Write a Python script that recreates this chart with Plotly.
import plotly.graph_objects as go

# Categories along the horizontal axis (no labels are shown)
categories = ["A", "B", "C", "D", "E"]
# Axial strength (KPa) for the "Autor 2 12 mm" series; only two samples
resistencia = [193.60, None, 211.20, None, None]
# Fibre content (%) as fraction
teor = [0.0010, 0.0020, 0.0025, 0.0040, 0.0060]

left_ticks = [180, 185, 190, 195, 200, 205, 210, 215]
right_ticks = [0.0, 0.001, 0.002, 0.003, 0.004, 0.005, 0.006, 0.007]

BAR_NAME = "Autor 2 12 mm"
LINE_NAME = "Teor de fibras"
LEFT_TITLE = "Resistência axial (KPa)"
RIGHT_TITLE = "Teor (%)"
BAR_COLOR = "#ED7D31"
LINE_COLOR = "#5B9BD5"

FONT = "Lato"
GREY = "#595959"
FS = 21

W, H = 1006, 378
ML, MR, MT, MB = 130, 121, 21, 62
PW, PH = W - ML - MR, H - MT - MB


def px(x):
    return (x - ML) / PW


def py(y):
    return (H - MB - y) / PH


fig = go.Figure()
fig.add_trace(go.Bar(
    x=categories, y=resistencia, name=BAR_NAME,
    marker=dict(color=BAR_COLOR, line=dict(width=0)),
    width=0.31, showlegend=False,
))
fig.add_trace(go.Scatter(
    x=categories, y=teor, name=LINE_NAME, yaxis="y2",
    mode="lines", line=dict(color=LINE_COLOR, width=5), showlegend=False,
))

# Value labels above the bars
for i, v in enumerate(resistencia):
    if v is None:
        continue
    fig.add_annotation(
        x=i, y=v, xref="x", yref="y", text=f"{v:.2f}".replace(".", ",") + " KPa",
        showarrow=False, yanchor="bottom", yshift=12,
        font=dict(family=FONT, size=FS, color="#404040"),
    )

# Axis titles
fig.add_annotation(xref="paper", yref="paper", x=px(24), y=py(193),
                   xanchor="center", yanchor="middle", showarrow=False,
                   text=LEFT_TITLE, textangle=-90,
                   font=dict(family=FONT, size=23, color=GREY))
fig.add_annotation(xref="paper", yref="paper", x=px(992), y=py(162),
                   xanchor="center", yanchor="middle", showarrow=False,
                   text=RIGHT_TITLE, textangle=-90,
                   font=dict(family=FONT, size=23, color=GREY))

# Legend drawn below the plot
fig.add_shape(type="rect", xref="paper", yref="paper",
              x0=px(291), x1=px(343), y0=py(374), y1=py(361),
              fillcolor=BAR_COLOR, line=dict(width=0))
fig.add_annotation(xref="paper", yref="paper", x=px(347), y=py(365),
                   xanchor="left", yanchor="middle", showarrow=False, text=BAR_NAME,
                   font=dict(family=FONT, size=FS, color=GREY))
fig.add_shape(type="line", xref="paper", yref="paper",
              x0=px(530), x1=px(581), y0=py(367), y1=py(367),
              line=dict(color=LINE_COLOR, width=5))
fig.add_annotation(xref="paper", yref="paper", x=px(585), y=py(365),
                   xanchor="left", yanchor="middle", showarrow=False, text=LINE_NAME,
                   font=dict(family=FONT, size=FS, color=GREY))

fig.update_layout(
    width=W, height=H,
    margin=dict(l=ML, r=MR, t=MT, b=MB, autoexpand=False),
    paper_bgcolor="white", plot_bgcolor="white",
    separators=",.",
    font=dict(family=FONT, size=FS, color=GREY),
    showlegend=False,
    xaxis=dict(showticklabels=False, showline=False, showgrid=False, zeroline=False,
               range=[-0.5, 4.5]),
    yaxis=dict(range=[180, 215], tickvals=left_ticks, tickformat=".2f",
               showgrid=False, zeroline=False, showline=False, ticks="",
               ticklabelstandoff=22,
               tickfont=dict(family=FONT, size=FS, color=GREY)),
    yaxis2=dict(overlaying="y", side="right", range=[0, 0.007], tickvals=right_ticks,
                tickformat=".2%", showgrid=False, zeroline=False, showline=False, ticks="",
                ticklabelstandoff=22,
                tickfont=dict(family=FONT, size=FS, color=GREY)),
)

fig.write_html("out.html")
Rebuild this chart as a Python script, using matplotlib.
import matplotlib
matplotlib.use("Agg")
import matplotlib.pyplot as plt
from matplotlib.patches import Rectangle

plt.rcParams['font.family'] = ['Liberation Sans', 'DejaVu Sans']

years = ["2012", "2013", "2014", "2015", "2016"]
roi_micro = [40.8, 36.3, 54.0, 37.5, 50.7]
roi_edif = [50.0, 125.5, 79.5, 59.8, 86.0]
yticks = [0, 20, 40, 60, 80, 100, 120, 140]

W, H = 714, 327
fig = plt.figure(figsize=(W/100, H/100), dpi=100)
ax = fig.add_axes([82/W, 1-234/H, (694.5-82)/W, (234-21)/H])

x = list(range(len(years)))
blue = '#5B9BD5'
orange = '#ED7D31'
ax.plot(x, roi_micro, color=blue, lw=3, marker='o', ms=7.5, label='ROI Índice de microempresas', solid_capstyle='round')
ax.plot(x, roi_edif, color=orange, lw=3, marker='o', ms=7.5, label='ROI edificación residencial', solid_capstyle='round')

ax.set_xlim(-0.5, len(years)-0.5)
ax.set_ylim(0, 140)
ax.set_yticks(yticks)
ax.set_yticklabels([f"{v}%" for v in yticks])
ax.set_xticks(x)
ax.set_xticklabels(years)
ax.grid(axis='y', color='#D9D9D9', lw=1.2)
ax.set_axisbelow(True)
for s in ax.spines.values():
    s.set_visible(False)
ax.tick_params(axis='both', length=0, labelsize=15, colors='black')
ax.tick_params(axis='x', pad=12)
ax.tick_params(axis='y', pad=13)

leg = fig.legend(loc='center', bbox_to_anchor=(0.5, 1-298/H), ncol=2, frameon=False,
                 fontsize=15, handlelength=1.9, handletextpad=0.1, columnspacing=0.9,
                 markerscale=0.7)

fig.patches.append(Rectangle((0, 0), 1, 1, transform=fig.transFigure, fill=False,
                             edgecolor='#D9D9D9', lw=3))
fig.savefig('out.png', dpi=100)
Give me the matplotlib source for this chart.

:::

--- Your goal ---
Tally how many lines of the data include the word "script". Write the number and nothing else.

--- Written answer ---
2